Canadians voted for change this past Monday and the Stephen Harper era has come to an end.
The Liberals won a majority government while the Conservatives held onto a solid opposition and the NDP plunged in popularity with catastrophic losses in Quebec – what many are calling an ‘Orange Crash’. What a heartbreaking blow for the NDP and leader Thomas Mulcair in particular.
As of press time, there was still no word regarding whether or not Mulcair would step down as leader, but we don’t understand how he couldn’t. It’s clear his leadership did not carry the party to success. The Greens may also want to take another look at who leads their party as well. Elizabeth May hung onto her seat, but that was literally it. If this party is serious about getting any traction in this country, maybe they have to look at how May connects with Canadians. It would certainly help if she visited more ridings throughout the country instead of bouncing back and forth between the west coast and Ottawa almost exclusively.

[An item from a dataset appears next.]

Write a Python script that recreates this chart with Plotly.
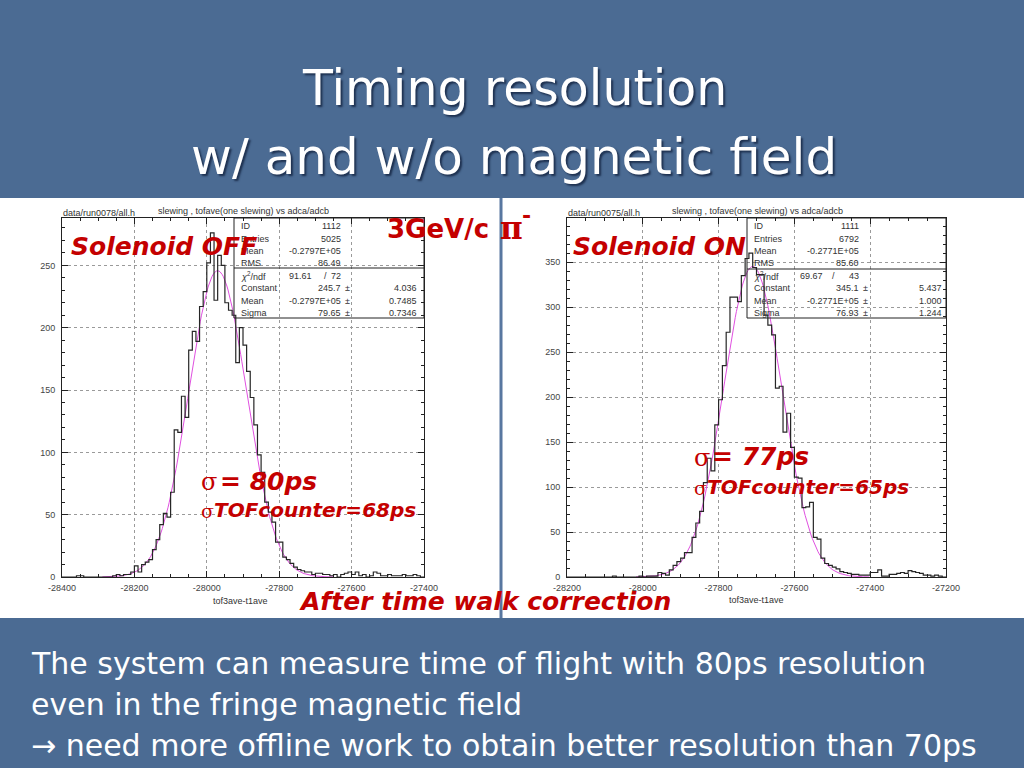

The Liberals won the majority with 184 seats (54.5%), the Conservatives with 99 seats (29.2%), NDP with 44 seats (13%) the Bloc Quebecois with 10 seats (2.9%) and the Greens with one seat (0.3%).
Prime Minister designate Justin Trudeau made history Monday night as he followed in his late father’s footsteps. They have been referred to as the first Canadian political dynasty. It will be interesting to see how he differentiates from his father’s legacy and makes a name for himself over the next four years.
Much has been made of Trudeau’s relatively young age, he is 43-years-old, but he is only three years younger than Harper was when he first became prime minister nine and a half years ago.
We think we are all relieved that the anti-Harper/stop Harper campaign has finally come to an end. It was really getting tiresome no matter how you felt about his leadership or the party as a whole. There was so much bashing on social media regarding Harper that we are glad to see the campaign finish and now Canadians can just move on. That type of negativity is not good for anyone.
Meanwhile, citizens were clearly engaged in this election. Voter turnout in Monday’s election was the highest it has been since 1993 and that is something that Canadians can be proud of. Across the country, 68.5% of eligible Canadians cast their ballots in the federal election and locally about 72% of eligible voters in both the Red Deer-Mountain View riding and the Red Deer-Lacombe riding voted as well. Long lines proved to be the theme even starting at the advanced polling.
The voter turnout numbers really say something about how relevant the issues of this campaign were to people and how strong people felt that there needed to be a change. People don’t generally take the time to vote in such high numbers when they don’t feel like their vote matters.
In Central Alberta, voters chose to stick with the status-quo. MPs Blaine Calkins for Red Deer-Lacombe and Earl Dreeshen for Red Deer-Mountain View swept both ridings. It was an easy win for both men.
Alberta remained Tory Blue for the most part and you have to wonder if the current NDP government gets that message. Yes, Albertans voted for change in this past spring’s provincial election, but it was quite telling when the vast majority of the province remained pro-conservative federally.
The next four years will certainly prove to be interesting – Trudeau made many campaign promises along the way so we’ll see what he sticks to and what he doesn’t. Either way, he has his work cut out for him.